* _DATA BLOCK_
━━━━━━━━━━━━━━━━━━━━
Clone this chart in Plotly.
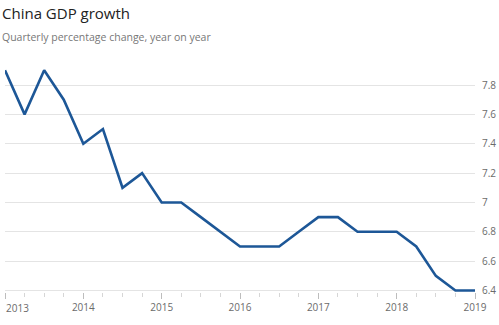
import plotly.graph_objects as go

# ---- data ----
quarters = [2013 + 0.25 * i for i in range(25)]
gdp_growth = [7.9, 7.6, 7.9, 7.7, 7.4, 7.5, 7.1, 7.2, 7.0, 7.0, 6.9, 6.8, 6.7,
              6.7, 6.7, 6.8, 6.9, 6.9, 6.8, 6.8, 6.8, 6.7, 6.5, 6.4, 6.4]
year_ticks = [2013, 2014, 2015, 2016, 2017, 2018, 2019]
year_labels = ["2013", "2014", "2015", "2016", "2017", "2018", "2019"]
y_ticks = [6.4, 6.6, 6.8, 7.0, 7.2, 7.4, 7.6, 7.8]
y_labels = ["6.4", "6.6", "6.8", "7", "7.2", "7.4", "7.6", "7.8"]
title = "China GDP growth"
subtitle = "Quarterly percentage change, year on year"

W, H = 499, 325
ML, MR, MT, MB = 5, 24, 63, 33
PW = W - ML - MR
PH = H - MT - MB
FONT = "Open Sans"
GRAY = "#6b6b6b"

fig = go.Figure()
fig.add_trace(go.Scatter(
    x=quarters, y=gdp_growth, mode="lines",
    line=dict(color="#1d5797", width=2.6),
    hoverinfo="skip", showlegend=False,
))

fig.update_layout(
    width=W, height=H,
    margin=dict(l=ML, r=MR, t=MT, b=MB, pad=0),
    paper_bgcolor="white", plot_bgcolor="white",
    font=dict(family=FONT, color=GRAY, size=10),
    xaxis=dict(
        range=[2013, 2019], tickvals=year_ticks,
        ticktext=[""] + year_labels[1:],
        showgrid=False, zeroline=False, showline=False,
        ticks="outside", ticklen=6, tickwidth=1, tickcolor="#bdbdbd",
        minor=dict(dtick=0.25, tick0=2013, ticks="outside", ticklen=4,
                   tickcolor="#d6d6d6", showgrid=False),
        tickfont=dict(family=FONT, size=10, color=GRAY),
        automargin=False, fixedrange=True,
    ),
    yaxis=dict(
        range=[6.39, 7.95], side="right", tickvals=y_ticks, ticktext=y_labels,
        showgrid=True, gridcolor="#e4e4e4", gridwidth=1,
        zeroline=False, showline=False, ticks="",
        ticklabelstandoff=6,
        tickfont=dict(family=FONT, size=10, color=GRAY),
        automargin=False, fixedrange=True,
    ),
)

# first year label sits right of its tick (as in the source graphic)
fig.add_annotation(
    x=year_ticks[0], y=0, xref="x", yref="paper", yanchor="top", xanchor="left",
    yshift=-7, xshift=-1, text=year_labels[0], showarrow=False,
    font=dict(family=FONT, size=10, color=GRAY),
)

# title & subtitle (positioned in pixels relative to the page)
def px_x(p):
    return (p - ML) / PW

def px_y(p):
    return (H - MB - p) / PH

fig.add_annotation(
    x=px_x(0), y=px_y(25), xref="paper", yref="paper", xanchor="left",
    yanchor="bottom", text=title, showarrow=False,
    font=dict(family=FONT, size=15, color="#222222"),
)
fig.add_annotation(
    x=px_x(0), y=px_y(46), xref="paper", yref="paper", xanchor="left",
    yanchor="bottom", text=subtitle, showarrow=False,
    font=dict(family=FONT, size=10.5, color="#777777"),
)

fig.write_html("out.html", config={"displayModeBar": False})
━━━━━━━━━━━━━━━━━━━━
* _GOAL_
Repeat the data exactly, dropping every picture it holds.

* _THE RESULT_
Clone this chart in Plotly.
import plotly.graph_objects as go

# ---- data ----
quarters = [2013 + 0.25 * i for i in range(25)]
gdp_growth = [7.9, 7.6, 7.9, 7.7, 7.4, 7.5, 7.1, 7.2, 7.0, 7.0, 6.9, 6.8, 6.7,
              6.7, 6.7, 6.8, 6.9, 6.9, 6.8, 6.8, 6.8, 6.7, 6.5, 6.4, 6.4]
year_ticks = [2013, 2014, 2015, 2016, 2017, 2018, 2019]
year_labels = ["2013", "2014", "2015", "2016", "2017", "2018", "2019"]
y_ticks = [6.4, 6.6, 6.8, 7.0, 7.2, 7.4, 7.6, 7.8]
y_labels = ["6.4", "6.6", "6.8", "7", "7.2", "7.4", "7.6", "7.8"]
title = "China GDP growth"
subtitle = "Quarterly percentage change, year on year"

W, H = 499, 325
ML, MR, MT, MB = 5, 24, 63, 33
PW = W - ML - MR
PH = H - MT - MB
FONT = "Open Sans"
GRAY = "#6b6b6b"

fig = go.Figure()
fig.add_trace(go.Scatter(
    x=quarters, y=gdp_growth, mode="lines",
    line=dict(color="#1d5797", width=2.6),
    hoverinfo="skip", showlegend=False,
))

fig.update_layout(
    width=W, height=H,
    margin=dict(l=ML, r=MR, t=MT, b=MB, pad=0),
    paper_bgcolor="white", plot_bgcolor="white",
    font=dict(family=FONT, color=GRAY, size=10),
    xaxis=dict(
        range=[2013, 2019], tickvals=year_ticks,
        ticktext=[""] + year_labels[1:],
        showgrid=False, zeroline=False, showline=False,
        ticks="outside", ticklen=6, tickwidth=1, tickcolor="#bdbdbd",
        minor=dict(dtick=0.25, tick0=2013, ticks="outside", ticklen=4,
                   tickcolor="#d6d6d6", showgrid=False),
        tickfont=dict(family=FONT, size=10, color=GRAY),
        automargin=False, fixedrange=True,
    ),
    yaxis=dict(
        range=[6.39, 7.95], side="right", tickvals=y_ticks, ticktext=y_labels,
        showgrid=True, gridcolor="#e4e4e4", gridwidth=1,
        zeroline=False, showline=False, ticks="",
        ticklabelstandoff=6,
        tickfont=dict(family=FONT, size=10, color=GRAY),
        automargin=False, fixedrange=True,
    ),
)

# first year label sits right of its tick (as in the source graphic)
fig.add_annotation(
    x=year_ticks[0], y=0, xref="x", yref="paper", yanchor="top", xanchor="left",
    yshift=-7, xshift=-1, text=year_labels[0], showarrow=False,
    font=dict(family=FONT, size=10, color=GRAY),
)

# title & subtitle (positioned in pixels relative to the page)
def px_x(p):
    return (p - ML) / PW

def px_y(p):
    return (H - MB - p) / PH

fig.add_annotation(
    x=px_x(0), y=px_y(25), xref="paper", yref="paper", xanchor="left",
    yanchor="bottom", text=title, showarrow=False,
    font=dict(family=FONT, size=15, color="#222222"),
)
fig.add_annotation(
    x=px_x(0), y=px_y(46), xref="paper", yref="paper", xanchor="left",
    yanchor="bottom", text=subtitle, showarrow=False,
    font=dict(family=FONT, size=10.5, color="#777777"),
)

fig.write_html("out.html", config={"displayModeBar": False})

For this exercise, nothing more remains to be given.